Jtsummers · on April 1, 2022

There are cost tradeoffs involved so you have to determine based on your application whether they solve the problem or not.

In a case like this you have several options:

1. Stick with mutation, reuse the original array and don't worry about being purely functional. This will probably be the optimal solution (vice explicitly creating a copy and mutating just the relevant bit). However, if you need the original for some reason then this is a non-solution.

2. Imitate the purely functional style with explicit copies, and accept the massive memory and performance costs that carries. You get to keep the cheaper read cost.

3. Use a better data structure, but losing (in particular) read performance, but largely mitigating the creation and "mutation" costs. (in quotes because the original is, from the perspective of the user, unchanged.)

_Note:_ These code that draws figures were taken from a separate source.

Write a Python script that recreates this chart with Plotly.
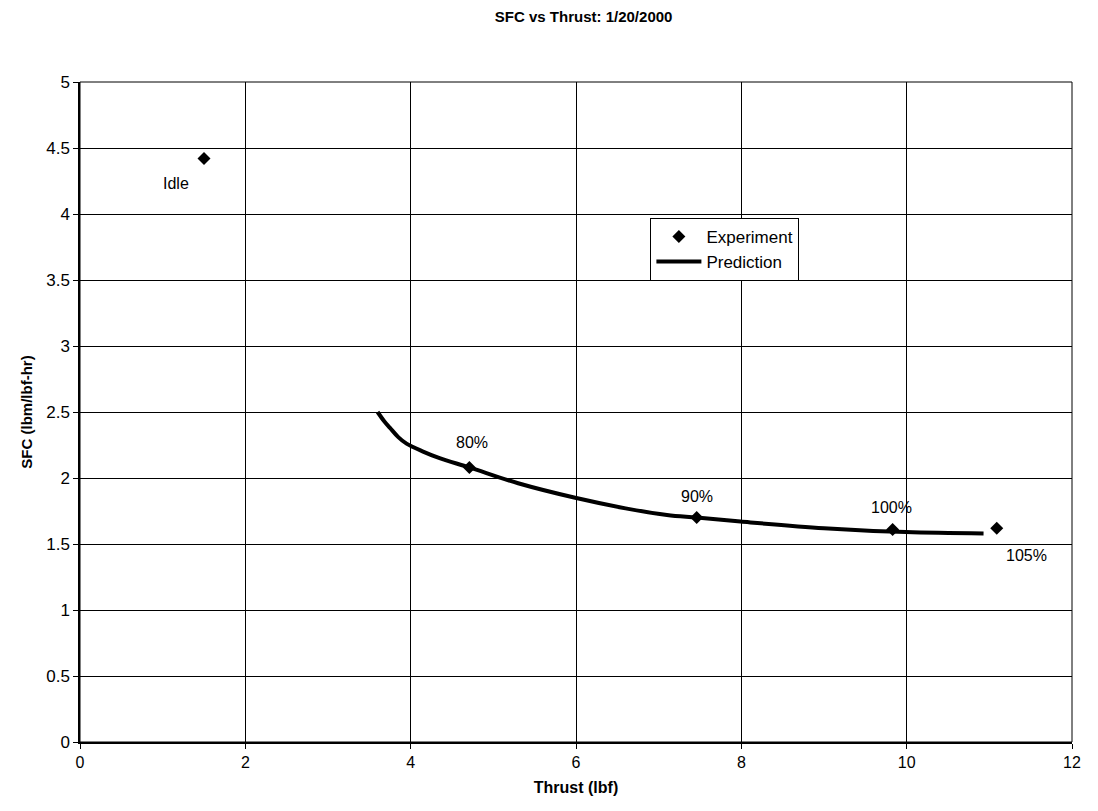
import plotly.graph_objects as go

exp_x = [1.50, 4.71, 7.46, 9.83, 11.09]
exp_y = [4.42, 2.08, 1.70, 1.61, 1.62]
exp_labels = ["Idle", "80%", "90%", "100%", "105%"]
label_x = [1.16, 4.74, 7.46, 9.82, 11.45]
label_y = [4.23, 2.27, 1.86, 1.78, 1.41]

pred_x = [3.60, 3.68, 3.75, 3.85, 3.95, 4.15, 4.35, 4.71, 5.3, 5.99, 6.6, 7.10, 7.46, 7.99, 9.0, 9.99, 10.93]
pred_y = [2.50, 2.43, 2.38, 2.31, 2.26, 2.20, 2.15, 2.08, 1.96, 1.85, 1.77, 1.72, 1.70, 1.67, 1.62, 1.59, 1.58]

font = "Liberation Sans, Arial, sans-serif"

fig = go.Figure()
fig.add_trace(go.Scatter(x=exp_x, y=exp_y, mode="markers", name="Experiment",
                         marker=dict(symbol="diamond", size=10, color="black")))
fig.add_trace(go.Scatter(x=pred_x, y=pred_y, mode="lines", name="Prediction",
                         line=dict(color="black", width=4, shape="spline")))

for lx, ly, t in zip(label_x, label_y, exp_labels):
    fig.add_annotation(x=lx, y=ly, text=t, showarrow=False,
                       font=dict(family=font, size=16, color="black"))

fig.update_layout(
    width=1082, height=795,
    paper_bgcolor="white", plot_bgcolor="white",
    margin=dict(l=72, r=9, t=74, b=60),
    title=dict(text="<b>SFC vs Thrust: 1/20/2000</b>", x=0.532, xanchor="center",
               y=0.996, yanchor="top", pad=dict(t=0, b=0),
               font=dict(family=font, size=15, color="black")),
    font=dict(family=font, size=16, color="black"),
    showlegend=True,
    legend=dict(x=0.575, y=0.794, xanchor="left", yanchor="top",
                bgcolor="white", bordercolor="black", borderwidth=1,
                font=dict(family=font, size=17, color="black"),
                tracegroupgap=0, itemwidth=45),
    xaxis=dict(range=[0, 12], dtick=2, showgrid=True, gridcolor="black", gridwidth=1,
               showline=True, linecolor="black", linewidth=1.5, mirror=False,
               ticks="outside", ticklen=5, tickcolor="black", zeroline=False,
               tickfont=dict(family=font, size=16), ticklabeloverflow="allow",
               title=dict(text="<b>Thrust (lbf)</b>", font=dict(family=font, size=16), standoff=12)),
    yaxis=dict(range=[0, 5], dtick=0.5, showgrid=True, gridcolor="black", gridwidth=1,
               showline=True, linecolor="black", linewidth=1.5,
               ticks="outside", ticklen=5, tickcolor="black", zeroline=False,
               tickfont=dict(family=font, size=17),
               title=dict(text="<b>SFC (lbm/lbf-hr)</b>", font=dict(family=font, size=15), standoff=10)),
)
fig.add_shape(type="rect", xref="paper", yref="paper", x0=0, y0=0, x1=1, y1=1,
              line=dict(color="black", width=1))

fig.write_html("out.html", config={"displayModeBar": False})
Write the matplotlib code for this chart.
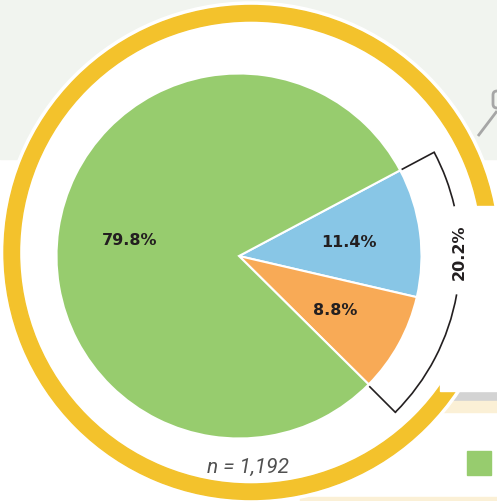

Assuming you're in a language that doesn't provide (3) for free, and that (1) is a non-solution, you need to profile your system to decide between which of (2) and (3) is appropriate. With a large enough data structure or frequent enough updates, (3) is probably what you will want. If your data structure is small or updates are rare, then you can stick with (2). And if you have no idea which one will occur in the real-world (some users tend towards (2) being better and others towards (3)) you have to make an explicit choice on which one to provide better performance for.